There may be hope for the American judicial system. The felony convictions of former Trump campaign chairman Paul Manafort is evidence of this, as is the plea agreement of former Trump attorney and fixer Michael Cohen.

Despite the incoherent ramblings of one-time law and order advocate Rudy Giuliani, the truth is the truth.

Despite being unable to convict Manafort on all 18 counts for which he was charged, a jury of twelve Americans weighed the evidence against him and agreed with the government’s assessment that he was guilty of committing serious crimes. That he was not telling the truth. 

Despite Cohen’s long-ago willingness to “take a bullet” for Trump, the consequences of actions he took on Trump’s behalf were cause enough for him to plead guilty to eight criminal counts - including election law violations - and tell the truth. 

In his riveting book “On Tyranny,” author Timothy Snyder writes, “To abandon facts is to abandon freedom... If nothing is true [as Mr. Giuliani and Mr. Trump insist], then all is spectacle.” 

The Trump presidency is certainly that. As was the now-defunct Ringling Brothers Barnum & Bailey Circus.

Trump continues to mislead. He continues to lie. He continues to speak anything but the truth.

In the wake of Manafort’s conviction on eight counts of criminal misconduct, Trump called the newly-convicted felon “a good man.” Just as he refers to white nationalists as “fine people.” He reiterated that the Manafort trial had “nothing to do with Russian collusion.” No one suggested it did. 

Manafort was convicted on tax evasion and bank fraud charges, and lying about having bank accounts in foreign countries. Whether Manafort is also guilty of being involved in activities related to Russian meddling in the 2016 election and acting as a foreign agent remains for another jury to decide next month.

“No collusion, no collusion, no collusion,” Trump drones repetitively. 

Snyder’s book notes that Victor Klemperer, a renowned German scholar who witnessed the rise of the Third Reich, wrote that this type of “endless repetition” is meant to “make the fictional plausible and the criminal desirable.” It is fascistic in nature and tyrannical in intent.

Trump and his minions would have us believe that verifiable facts are a distortion of reality, his reality, and that anyone who says otherwise - meaning the press and the opposition - is an “enemy of the people.” 

At one of his Munich-like pep rallies in Kansas City last month, Trump told attendees, “Don’t believe the crap you see from these people, the fake news... what you’re seeing and what you’re reading is not what’s happening.”

That’s right. Don’t believe your own eyes and ears. You’re hallucinating. 

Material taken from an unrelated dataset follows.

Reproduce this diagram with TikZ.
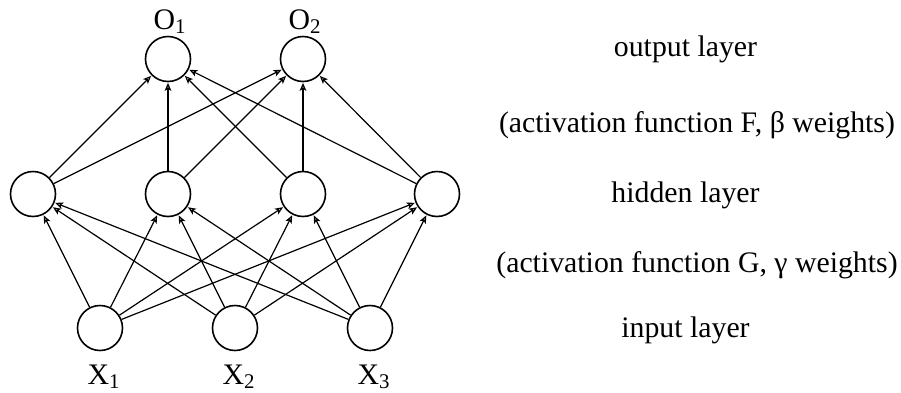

When presented with cold hard facts, twelve jurors independently and collectively reached the conclusion that Manafort lied. Through their deliberations, they uncovered the truth. Not the truth according to Trump. The real truth. 

In Cohen’s case, the president himself has been implicated in criminal behavior. Cohen told a court that his felony campaign law violations were made in “coordination with and at the direction of a candidate for federal office.” Meaning, Trump. He did so for “the principal purpose of influencing the election.” This is not “deep state,” this is truth, sworn to under oath.

Trump also took an oath: to “preserve, protect and defend the Constitution of the United States of America.” He consistently thumbs his nose at that very Constitution and, by extension, the people he was elected to serve. He might eventually be named an unindicted co-conspirator for two of the felony charges to which Cohen pled. 

Many Americans have been lulled into complacency by Trump’s exhortation that he alone can solve the nation’s ills. It’s worked on those Republican members of Congress who’ve abrogated their constitutional responsibilities. Like many of his followers, they have bought into Trump’s cult of personality and a fictional narrative rife with “alternative facts” and lies, one that is antithetical to the foundations of our democracy. That is a truth for which they will eventually be held accountable by the people they serve.

The truth will, in all probability, not set Manafort and Cohen free. But it should send a very clear message to Donald J. Trump that no one is above the law. Not even those closest to him. Trump, however, can’t handle the truth. Nor, it would appear, can his most ardent supporters.